• [COLLECTED MATERIAL]:

--------------------------------

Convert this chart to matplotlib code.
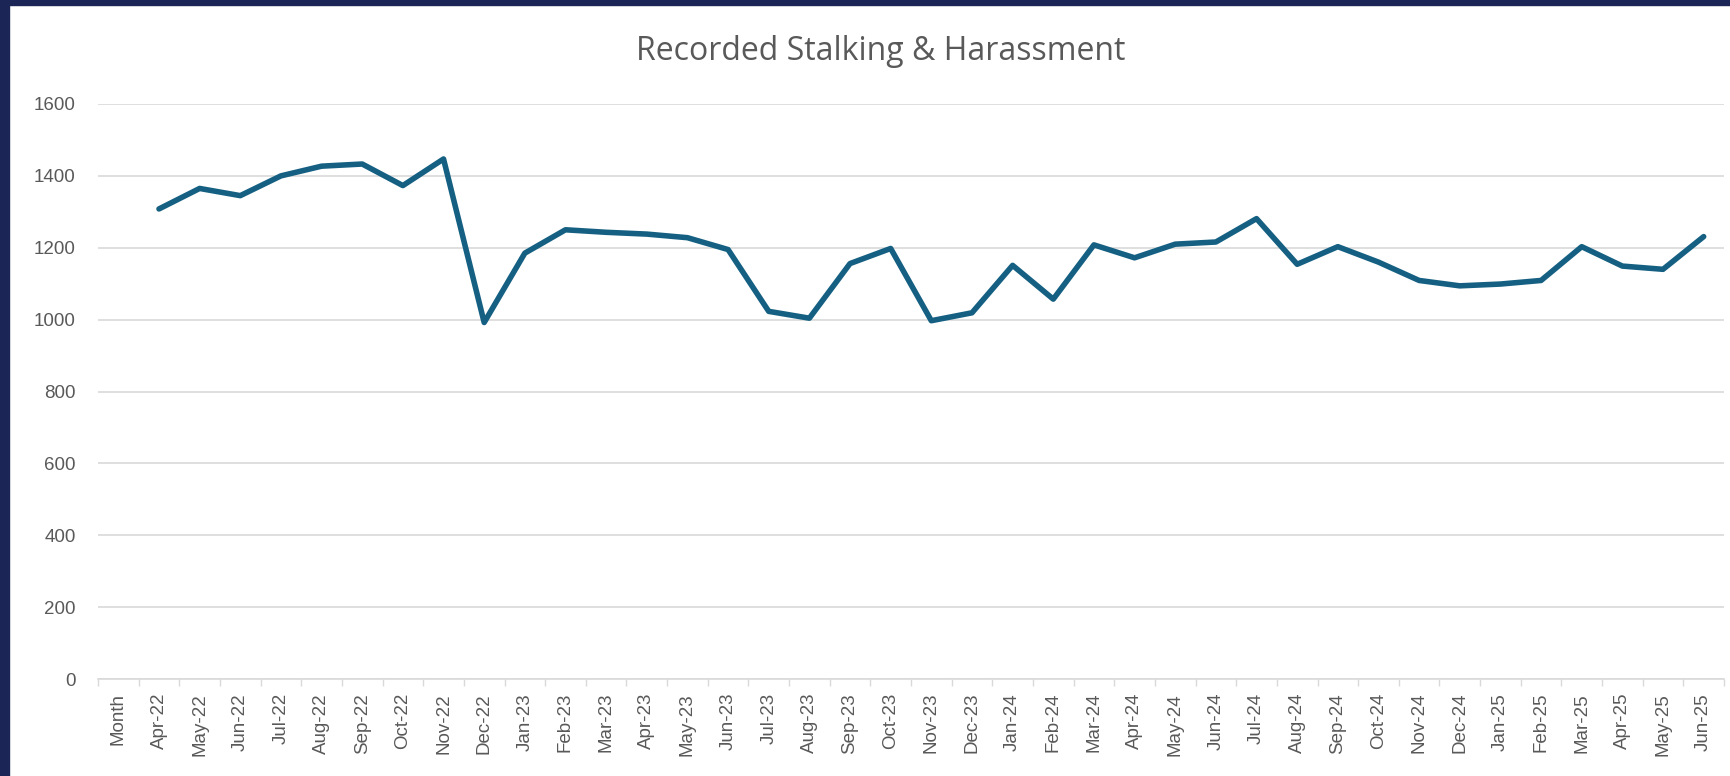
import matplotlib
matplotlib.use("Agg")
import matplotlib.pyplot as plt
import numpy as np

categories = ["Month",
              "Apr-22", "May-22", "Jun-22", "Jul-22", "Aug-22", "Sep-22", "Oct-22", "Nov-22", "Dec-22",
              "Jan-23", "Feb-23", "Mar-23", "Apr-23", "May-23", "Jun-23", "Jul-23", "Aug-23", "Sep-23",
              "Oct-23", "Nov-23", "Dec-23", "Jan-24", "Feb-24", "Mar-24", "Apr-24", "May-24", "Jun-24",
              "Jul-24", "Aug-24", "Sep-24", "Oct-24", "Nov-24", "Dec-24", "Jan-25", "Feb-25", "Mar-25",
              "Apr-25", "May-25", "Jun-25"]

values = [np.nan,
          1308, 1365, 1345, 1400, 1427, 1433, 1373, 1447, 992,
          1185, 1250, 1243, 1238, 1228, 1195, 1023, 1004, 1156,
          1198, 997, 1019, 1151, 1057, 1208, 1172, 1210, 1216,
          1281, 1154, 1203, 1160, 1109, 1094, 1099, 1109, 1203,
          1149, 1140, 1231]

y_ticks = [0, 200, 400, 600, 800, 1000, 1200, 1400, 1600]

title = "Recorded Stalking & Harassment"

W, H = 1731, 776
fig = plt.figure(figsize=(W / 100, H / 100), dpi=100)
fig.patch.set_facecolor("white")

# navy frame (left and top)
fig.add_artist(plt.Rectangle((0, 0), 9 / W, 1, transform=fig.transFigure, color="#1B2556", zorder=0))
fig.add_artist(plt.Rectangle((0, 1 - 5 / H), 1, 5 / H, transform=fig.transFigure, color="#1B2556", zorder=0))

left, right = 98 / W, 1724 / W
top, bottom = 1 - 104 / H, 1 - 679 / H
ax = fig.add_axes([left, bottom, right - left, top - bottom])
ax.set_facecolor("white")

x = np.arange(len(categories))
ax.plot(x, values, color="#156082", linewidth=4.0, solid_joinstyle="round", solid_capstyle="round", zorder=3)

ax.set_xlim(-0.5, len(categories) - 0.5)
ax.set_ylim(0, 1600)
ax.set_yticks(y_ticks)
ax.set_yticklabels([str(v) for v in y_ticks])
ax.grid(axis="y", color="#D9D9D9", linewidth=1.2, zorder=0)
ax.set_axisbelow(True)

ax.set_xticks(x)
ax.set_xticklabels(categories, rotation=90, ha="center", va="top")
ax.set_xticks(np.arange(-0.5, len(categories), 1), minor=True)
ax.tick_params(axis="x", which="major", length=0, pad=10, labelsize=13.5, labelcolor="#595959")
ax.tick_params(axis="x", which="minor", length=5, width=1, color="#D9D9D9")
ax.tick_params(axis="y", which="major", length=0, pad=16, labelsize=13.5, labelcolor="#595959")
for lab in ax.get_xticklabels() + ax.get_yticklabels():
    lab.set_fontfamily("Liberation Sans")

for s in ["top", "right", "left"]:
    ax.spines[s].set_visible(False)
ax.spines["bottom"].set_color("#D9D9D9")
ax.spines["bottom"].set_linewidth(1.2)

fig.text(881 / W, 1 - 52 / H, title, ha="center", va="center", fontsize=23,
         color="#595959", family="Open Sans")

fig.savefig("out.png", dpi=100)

--------------------------------

• [GIVEN REQUEST]:
Every line above should be repeated exactly; pictures stay out of the copy.

• [ANSWER FOR THIS EXERCISE]:
Convert this chart to matplotlib code.
import matplotlib
matplotlib.use("Agg")
import matplotlib.pyplot as plt
import numpy as np

categories = ["Month",
              "Apr-22", "May-22", "Jun-22", "Jul-22", "Aug-22", "Sep-22", "Oct-22", "Nov-22", "Dec-22",
              "Jan-23", "Feb-23", "Mar-23", "Apr-23", "May-23", "Jun-23", "Jul-23", "Aug-23", "Sep-23",
              "Oct-23", "Nov-23", "Dec-23", "Jan-24", "Feb-24", "Mar-24", "Apr-24", "May-24", "Jun-24",
              "Jul-24", "Aug-24", "Sep-24", "Oct-24", "Nov-24", "Dec-24", "Jan-25", "Feb-25", "Mar-25",
              "Apr-25", "May-25", "Jun-25"]

values = [np.nan,
          1308, 1365, 1345, 1400, 1427, 1433, 1373, 1447, 992,
          1185, 1250, 1243, 1238, 1228, 1195, 1023, 1004, 1156,
          1198, 997, 1019, 1151, 1057, 1208, 1172, 1210, 1216,
          1281, 1154, 1203, 1160, 1109, 1094, 1099, 1109, 1203,
          1149, 1140, 1231]

y_ticks = [0, 200, 400, 600, 800, 1000, 1200, 1400, 1600]

title = "Recorded Stalking & Harassment"

W, H = 1731, 776
fig = plt.figure(figsize=(W / 100, H / 100), dpi=100)
fig.patch.set_facecolor("white")

# navy frame (left and top)
fig.add_artist(plt.Rectangle((0, 0), 9 / W, 1, transform=fig.transFigure, color="#1B2556", zorder=0))
fig.add_artist(plt.Rectangle((0, 1 - 5 / H), 1, 5 / H, transform=fig.transFigure, color="#1B2556", zorder=0))

left, right = 98 / W, 1724 / W
top, bottom = 1 - 104 / H, 1 - 679 / H
ax = fig.add_axes([left, bottom, right - left, top - bottom])
ax.set_facecolor("white")

x = np.arange(len(categories))
ax.plot(x, values, color="#156082", linewidth=4.0, solid_joinstyle="round", solid_capstyle="round", zorder=3)

ax.set_xlim(-0.5, len(categories) - 0.5)
ax.set_ylim(0, 1600)
ax.set_yticks(y_ticks)
ax.set_yticklabels([str(v) for v in y_ticks])
ax.grid(axis="y", color="#D9D9D9", linewidth=1.2, zorder=0)
ax.set_axisbelow(True)

ax.set_xticks(x)
ax.set_xticklabels(categories, rotation=90, ha="center", va="top")
ax.set_xticks(np.arange(-0.5, len(categories), 1), minor=True)
ax.tick_params(axis="x", which="major", length=0, pad=10, labelsize=13.5, labelcolor="#595959")
ax.tick_params(axis="x", which="minor", length=5, width=1, color="#D9D9D9")
ax.tick_params(axis="y", which="major", length=0, pad=16, labelsize=13.5, labelcolor="#595959")
for lab in ax.get_xticklabels() + ax.get_yticklabels():
    lab.set_fontfamily("Liberation Sans")

for s in ["top", "right", "left"]:
    ax.spines[s].set_visible(False)
ax.spines["bottom"].set_color("#D9D9D9")
ax.spines["bottom"].set_linewidth(1.2)

fig.text(881 / W, 1 - 52 / H, title, ha="center", va="center", fontsize=23,
         color="#595959", family="Open Sans")

fig.savefig("out.png", dpi=100)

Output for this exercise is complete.